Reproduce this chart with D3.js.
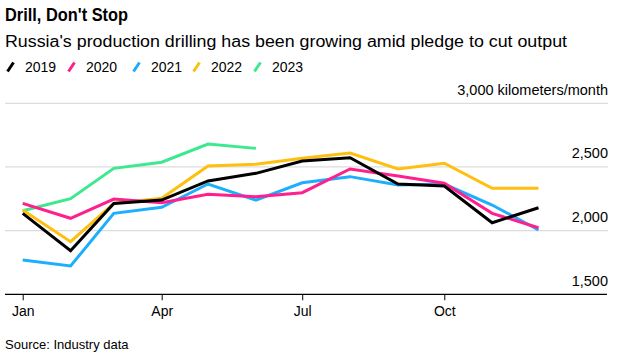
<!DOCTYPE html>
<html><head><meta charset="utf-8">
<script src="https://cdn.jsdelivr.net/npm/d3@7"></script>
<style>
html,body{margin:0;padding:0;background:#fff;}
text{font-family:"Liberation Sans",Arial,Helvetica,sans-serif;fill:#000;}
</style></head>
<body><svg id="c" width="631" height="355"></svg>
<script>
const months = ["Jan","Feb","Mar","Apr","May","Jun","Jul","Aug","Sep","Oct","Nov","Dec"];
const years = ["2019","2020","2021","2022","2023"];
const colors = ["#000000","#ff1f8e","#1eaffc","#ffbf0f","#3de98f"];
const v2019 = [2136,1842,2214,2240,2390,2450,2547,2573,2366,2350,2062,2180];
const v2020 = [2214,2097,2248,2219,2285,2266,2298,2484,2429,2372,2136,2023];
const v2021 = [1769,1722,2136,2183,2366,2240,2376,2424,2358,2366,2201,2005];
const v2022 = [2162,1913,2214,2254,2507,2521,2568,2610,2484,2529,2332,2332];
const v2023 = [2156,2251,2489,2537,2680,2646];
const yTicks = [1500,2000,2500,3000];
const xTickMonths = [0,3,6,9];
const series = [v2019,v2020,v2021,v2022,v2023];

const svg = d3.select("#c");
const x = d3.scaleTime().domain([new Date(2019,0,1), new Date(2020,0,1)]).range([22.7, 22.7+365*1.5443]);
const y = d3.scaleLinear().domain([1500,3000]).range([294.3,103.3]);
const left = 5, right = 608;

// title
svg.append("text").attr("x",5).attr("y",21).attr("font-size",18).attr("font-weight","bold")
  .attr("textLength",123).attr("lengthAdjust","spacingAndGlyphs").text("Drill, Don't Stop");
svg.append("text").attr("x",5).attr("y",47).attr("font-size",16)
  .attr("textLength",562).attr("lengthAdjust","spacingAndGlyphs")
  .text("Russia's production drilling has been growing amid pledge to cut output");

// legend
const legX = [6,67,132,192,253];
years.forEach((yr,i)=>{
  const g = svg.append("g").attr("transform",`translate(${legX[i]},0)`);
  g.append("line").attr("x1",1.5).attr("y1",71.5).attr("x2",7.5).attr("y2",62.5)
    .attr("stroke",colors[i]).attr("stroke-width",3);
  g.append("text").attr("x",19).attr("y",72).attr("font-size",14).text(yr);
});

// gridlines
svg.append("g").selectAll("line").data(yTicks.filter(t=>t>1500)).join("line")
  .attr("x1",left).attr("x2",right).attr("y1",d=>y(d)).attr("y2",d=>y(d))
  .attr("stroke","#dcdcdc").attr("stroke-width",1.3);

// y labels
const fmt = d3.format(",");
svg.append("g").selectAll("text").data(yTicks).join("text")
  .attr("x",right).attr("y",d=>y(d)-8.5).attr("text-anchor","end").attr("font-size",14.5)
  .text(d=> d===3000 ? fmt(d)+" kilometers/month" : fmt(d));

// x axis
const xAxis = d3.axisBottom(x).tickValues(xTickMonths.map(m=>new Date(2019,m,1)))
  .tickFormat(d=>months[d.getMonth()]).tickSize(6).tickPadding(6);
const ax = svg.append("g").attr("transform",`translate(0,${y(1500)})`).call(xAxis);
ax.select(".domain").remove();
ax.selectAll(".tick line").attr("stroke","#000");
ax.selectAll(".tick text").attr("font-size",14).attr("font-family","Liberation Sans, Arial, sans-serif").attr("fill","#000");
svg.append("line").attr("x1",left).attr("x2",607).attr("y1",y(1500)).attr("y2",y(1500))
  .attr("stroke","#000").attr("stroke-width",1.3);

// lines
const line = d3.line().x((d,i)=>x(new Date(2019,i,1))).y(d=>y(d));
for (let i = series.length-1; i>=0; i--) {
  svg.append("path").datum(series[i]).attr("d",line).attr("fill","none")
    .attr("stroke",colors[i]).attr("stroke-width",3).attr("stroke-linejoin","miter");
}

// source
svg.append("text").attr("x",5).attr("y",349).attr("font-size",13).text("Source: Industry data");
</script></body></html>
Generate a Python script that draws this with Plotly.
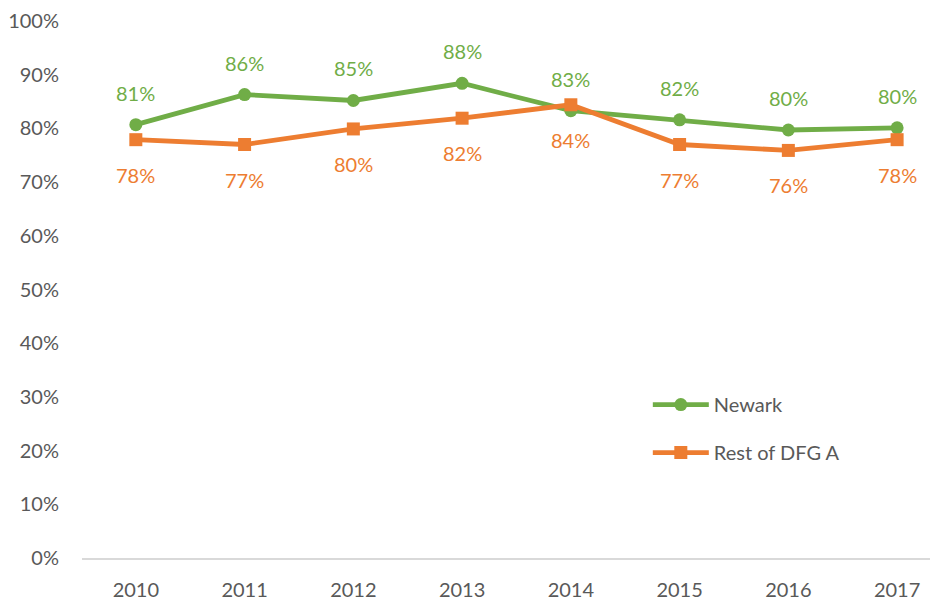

= = =

Filter the listing above by the word "this"; copy each line that passes.

## THE RESPONSE
Reproduce this chart with D3.js.
Generate a Python script that draws this with Plotly.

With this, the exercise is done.